### Directions for this task
Each line of the material must be repeated precisely, with the pictures left out.

### Raw data

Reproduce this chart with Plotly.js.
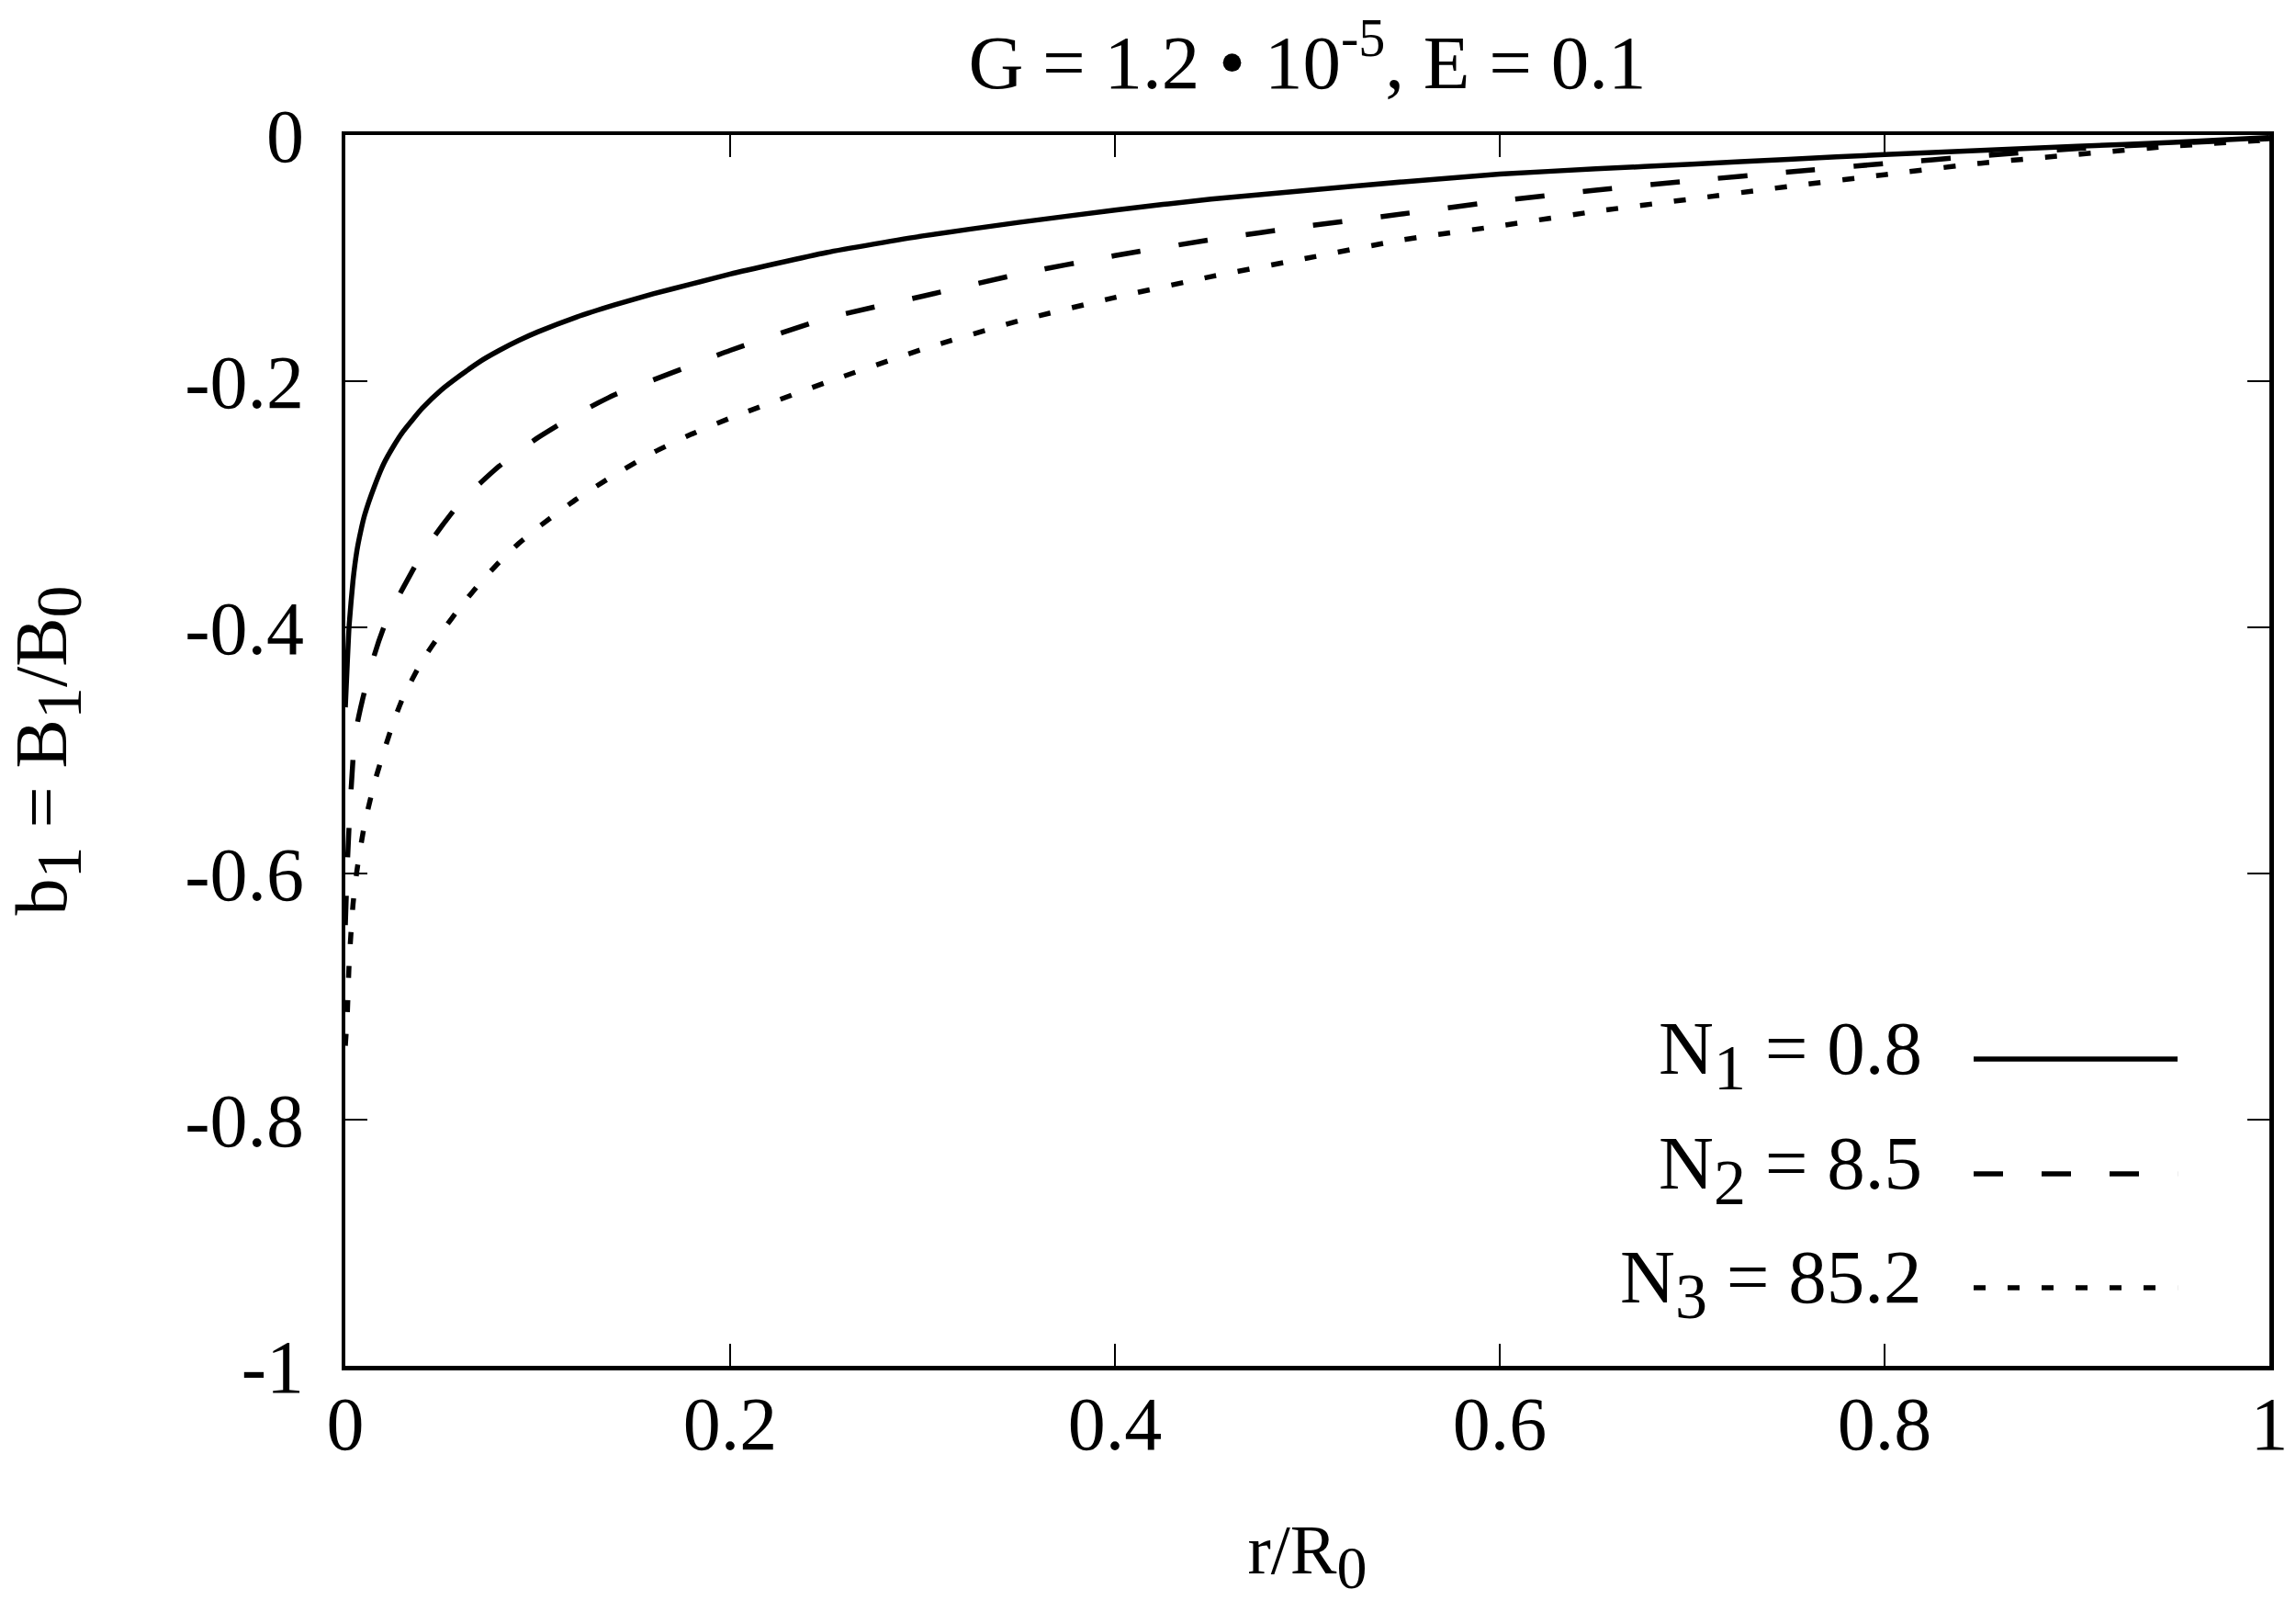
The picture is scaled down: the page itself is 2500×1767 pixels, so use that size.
<!DOCTYPE html>
<html>
<head>
<meta charset="utf-8">
<script src="https://cdn.plot.ly/plotly-3.0.1.min.js"></script>
<style>body{margin:0;background:#fff}</style>
</head>
<body>
<div id="chart" style="width:2500px;height:1767px"></div>
<script>
// r/R0 grid (denser near the axis where the curves drop steeply)
var r = [0, 0.001, 0.002, 0.004, 0.006, 0.008, 0.01, 0.015, 0.02, 0.025, 0.03,
         0.04, 0.05, 0.06, 0.07, 0.08, 0.09, 0.1, 0.12, 0.14, 0.16, 0.18, 0.2,
         0.25, 0.3, 0.35, 0.4, 0.45, 0.5, 0.55, 0.6, 0.65, 0.7, 0.75, 0.8,
         0.85, 0.9, 0.95, 1.0];

// b1 = B1/B0
var bN1 = [-0.465, -0.430, -0.398, -0.362, -0.338, -0.322, -0.309, -0.286, -0.267, -0.253, -0.241,
           -0.222, -0.207, -0.195, -0.184, -0.175, -0.167, -0.160, -0.148, -0.138, -0.129, -0.121, -0.113,
           -0.0955, -0.082, -0.071, -0.061, -0.052, -0.045, -0.038, -0.0318, -0.0275, -0.0237, -0.0197, -0.0159,
           -0.0125, -0.0092, -0.006, -0.002];
var bN2 = [-0.642, -0.595, -0.560, -0.507, -0.480, -0.465, -0.452, -0.423, -0.400, -0.383, -0.368,
           -0.340, -0.318, -0.298, -0.283, -0.269, -0.257, -0.246, -0.227, -0.211, -0.199, -0.187, -0.175,
           -0.149, -0.131, -0.113, -0.098, -0.085, -0.074, -0.064, -0.0535, -0.0448, -0.0371, -0.0300, -0.0232,
           -0.0170, -0.0110, -0.0068, -0.003];
var bN3 = [-0.740, -0.715, -0.672, -0.625, -0.598, -0.578, -0.560, -0.527, -0.501, -0.477, -0.457,
           -0.427, -0.404, -0.383, -0.364, -0.347, -0.332, -0.319, -0.296, -0.276, -0.258, -0.243, -0.230,
           -0.201, -0.174, -0.151, -0.132, -0.115, -0.100, -0.085, -0.0738, -0.0620, -0.0519, -0.0418, -0.0322,
           -0.0229, -0.0158, -0.0090, -0.004];

var yTickVals = [-1, -0.8, -0.6, -0.4, -0.2, 0];
var yTickText = ['-1', '-0.8', '-0.6', '-0.4', '-0.2', '0'];
var xTickVals = [0, 0.2, 0.4, 0.6, 0.8, 1];
var xTickText = ['0', '0.2', '0.4', '0.6', '0.8', '1'];

function sub(t, px) {
  return '<sub><span style="font-size:' + px + 'px">' + t + '</span></sub>';
}

var labels = ['N' + sub('1', 70) + ' = 0.8', 'N' + sub('2', 70) + ' = 8.5', 'N' + sub('3', 70) + ' = 85.2'];
var dashes = ['solid', '32px,42px', '13px,24px'];
var series = [bN1, bN2, bN3];

var font = 'Liberation Serif, Times New Roman, serif';

var data = [];
for (var i = 0; i < series.length; i++) {
  data.push({
    x: r,
    y: series[i],
    name: labels[i],
    mode: 'lines',
    type: 'scatter',
    line: {color: '#000', width: 5.5, dash: dashes[i], shape: 'spline', smoothing: 0.5}
  });
}

// legend drawn by hand: text on the left, line sample on the right
var legY = [0.2493, 0.156, 0.0634];
var annotations = [];
var shapes = [];
for (var j = 0; j < labels.length; j++) {
  annotations.push({
    xref: 'paper', yref: 'paper',
    x: 0.8205, y: legY[j] + 0.004,
    xanchor: 'right', yanchor: 'middle',
    text: labels[j], showarrow: false,
    font: {family: font, size: 83, color: '#000'}
  });
  shapes.push({
    type: 'line', xref: 'paper', yref: 'paper',
    x0: 0.8463, x1: 0.9523, y0: legY[j], y1: legY[j],
    line: {color: '#000', width: 5.5, dash: dashes[j]}
  });
}

var axisCommon = {
  showline: true, linecolor: '#000', linewidth: 4.5,
  mirror: 'allticks', ticks: 'inside', ticklen: 24, tickwidth: 2.5, tickcolor: '#000',
  showgrid: false, zeroline: false,
  tickfont: {family: font, size: 82, color: '#000'},
  tickmode: 'array'
};

var layout = {
  width: 2500, height: 1767,
  margin: {l: 376, r: 29, t: 147, b: 280},
  paper_bgcolor: '#fff', plot_bgcolor: '#fff',
  showlegend: false,
  font: {family: font, color: '#000'},
  title: {
    text: 'G = 1.2 \u2022 10<sup>-5</sup>, E = 0.1',
    font: {family: font, size: 83, color: '#000'},
    x: 0.5, xref: 'paper', xanchor: 'center',
    y: 1 - 67 / 1767, yref: 'container', yanchor: 'middle'
  },
  xaxis: Object.assign({}, axisCommon, {
    range: [0, 1],
    tickvals: xTickVals, ticktext: xTickText,
    ticklabelstandoff: -12,
    title: {text: 'r/R' + sub('0', 66), font: {family: font, size: 76, color: '#000'}, standoff: 66}
  }),
  yaxis: Object.assign({}, axisCommon, {
    range: [-1, 0],
    tickvals: yTickVals, ticktext: yTickText,
    ticklabelstandoff: 24,
    title: {text: 'b' + sub('1', 70) + ' = B' + sub('1', 70) + '/B' + sub('0', 70), font: {family: font, size: 80, color: '#000'}, standoff: 104}
  }),
  annotations: annotations,
  shapes: shapes
};

Plotly.newPlot('chart', data, layout, {displayModeBar: false, staticPlot: true});
</script>
</body>
</html>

### Response to the task
Reproduce this chart with Plotly.js.
The picture is scaled down: the page itself is 2500×1767 pixels, so use that size.
<!DOCTYPE html>
<html>
<head>
<meta charset="utf-8">
<script src="https://cdn.plot.ly/plotly-3.0.1.min.js"></script>
<style>body{margin:0;background:#fff}</style>
</head>
<body>
<div id="chart" style="width:2500px;height:1767px"></div>
<script>
// r/R0 grid (denser near the axis where the curves drop steeply)
var r = [0, 0.001, 0.002, 0.004, 0.006, 0.008, 0.01, 0.015, 0.02, 0.025, 0.03,
         0.04, 0.05, 0.06, 0.07, 0.08, 0.09, 0.1, 0.12, 0.14, 0.16, 0.18, 0.2,
         0.25, 0.3, 0.35, 0.4, 0.45, 0.5, 0.55, 0.6, 0.65, 0.7, 0.75, 0.8,
         0.85, 0.9, 0.95, 1.0];

// b1 = B1/B0
var bN1 = [-0.465, -0.430, -0.398, -0.362, -0.338, -0.322, -0.309, -0.286, -0.267, -0.253, -0.241,
           -0.222, -0.207, -0.195, -0.184, -0.175, -0.167, -0.160, -0.148, -0.138, -0.129, -0.121, -0.113,
           -0.0955, -0.082, -0.071, -0.061, -0.052, -0.045, -0.038, -0.0318, -0.0275, -0.0237, -0.0197, -0.0159,
           -0.0125, -0.0092, -0.006, -0.002];
var bN2 = [-0.642, -0.595, -0.560, -0.507, -0.480, -0.465, -0.452, -0.423, -0.400, -0.383, -0.368,
           -0.340, -0.318, -0.298, -0.283, -0.269, -0.257, -0.246, -0.227, -0.211, -0.199, -0.187, -0.175,
           -0.149, -0.131, -0.113, -0.098, -0.085, -0.074, -0.064, -0.0535, -0.0448, -0.0371, -0.0300, -0.0232,
           -0.0170, -0.0110, -0.0068, -0.003];
var bN3 = [-0.740, -0.715, -0.672, -0.625, -0.598, -0.578, -0.560, -0.527, -0.501, -0.477, -0.457,
           -0.427, -0.404, -0.383, -0.364, -0.347, -0.332, -0.319, -0.296, -0.276, -0.258, -0.243, -0.230,
           -0.201, -0.174, -0.151, -0.132, -0.115, -0.100, -0.085, -0.0738, -0.0620, -0.0519, -0.0418, -0.0322,
           -0.0229, -0.0158, -0.0090, -0.004];

var yTickVals = [-1, -0.8, -0.6, -0.4, -0.2, 0];
var yTickText = ['-1', '-0.8', '-0.6', '-0.4', '-0.2', '0'];
var xTickVals = [0, 0.2, 0.4, 0.6, 0.8, 1];
var xTickText = ['0', '0.2', '0.4', '0.6', '0.8', '1'];

function sub(t, px) {
  return '<sub><span style="font-size:' + px + 'px">' + t + '</span></sub>';
}

var labels = ['N' + sub('1', 70) + ' = 0.8', 'N' + sub('2', 70) + ' = 8.5', 'N' + sub('3', 70) + ' = 85.2'];
var dashes = ['solid', '32px,42px', '13px,24px'];
var series = [bN1, bN2, bN3];

var font = 'Liberation Serif, Times New Roman, serif';

var data = [];
for (var i = 0; i < series.length; i++) {
  data.push({
    x: r,
    y: series[i],
    name: labels[i],
    mode: 'lines',
    type: 'scatter',
    line: {color: '#000', width: 5.5, dash: dashes[i], shape: 'spline', smoothing: 0.5}
  });
}

// legend drawn by hand: text on the left, line sample on the right
var legY = [0.2493, 0.156, 0.0634];
var annotations = [];
var shapes = [];
for (var j = 0; j < labels.length; j++) {
  annotations.push({
    xref: 'paper', yref: 'paper',
    x: 0.8205, y: legY[j] + 0.004,
    xanchor: 'right', yanchor: 'middle',
    text: labels[j], showarrow: false,
    font: {family: font, size: 83, color: '#000'}
  });
  shapes.push({
    type: 'line', xref: 'paper', yref: 'paper',
    x0: 0.8463, x1: 0.9523, y0: legY[j], y1: legY[j],
    line: {color: '#000', width: 5.5, dash: dashes[j]}
  });
}

var axisCommon = {
  showline: true, linecolor: '#000', linewidth: 4.5,
  mirror: 'allticks', ticks: 'inside', ticklen: 24, tickwidth: 2.5, tickcolor: '#000',
  showgrid: false, zeroline: false,
  tickfont: {family: font, size: 82, color: '#000'},
  tickmode: 'array'
};

var layout = {
  width: 2500, height: 1767,
  margin: {l: 376, r: 29, t: 147, b: 280},
  paper_bgcolor: '#fff', plot_bgcolor: '#fff',
  showlegend: false,
  font: {family: font, color: '#000'},
  title: {
    text: 'G = 1.2 \u2022 10<sup>-5</sup>, E = 0.1',
    font: {family: font, size: 83, color: '#000'},
    x: 0.5, xref: 'paper', xanchor: 'center',
    y: 1 - 67 / 1767, yref: 'container', yanchor: 'middle'
  },
  xaxis: Object.assign({}, axisCommon, {
    range: [0, 1],
    tickvals: xTickVals, ticktext: xTickText,
    ticklabelstandoff: -12,
    title: {text: 'r/R' + sub('0', 66), font: {family: font, size: 76, color: '#000'}, standoff: 66}
  }),
  yaxis: Object.assign({}, axisCommon, {
    range: [-1, 0],
    tickvals: yTickVals, ticktext: yTickText,
    ticklabelstandoff: 24,
    title: {text: 'b' + sub('1', 70) + ' = B' + sub('1', 70) + '/B' + sub('0', 70), font: {family: font, size: 80, color: '#000'}, standoff: 104}
  }),
  annotations: annotations,
  shapes: shapes
};

Plotly.newPlot('chart', data, layout, {displayModeBar: false, staticPlot: true});
</script>
</body>
</html>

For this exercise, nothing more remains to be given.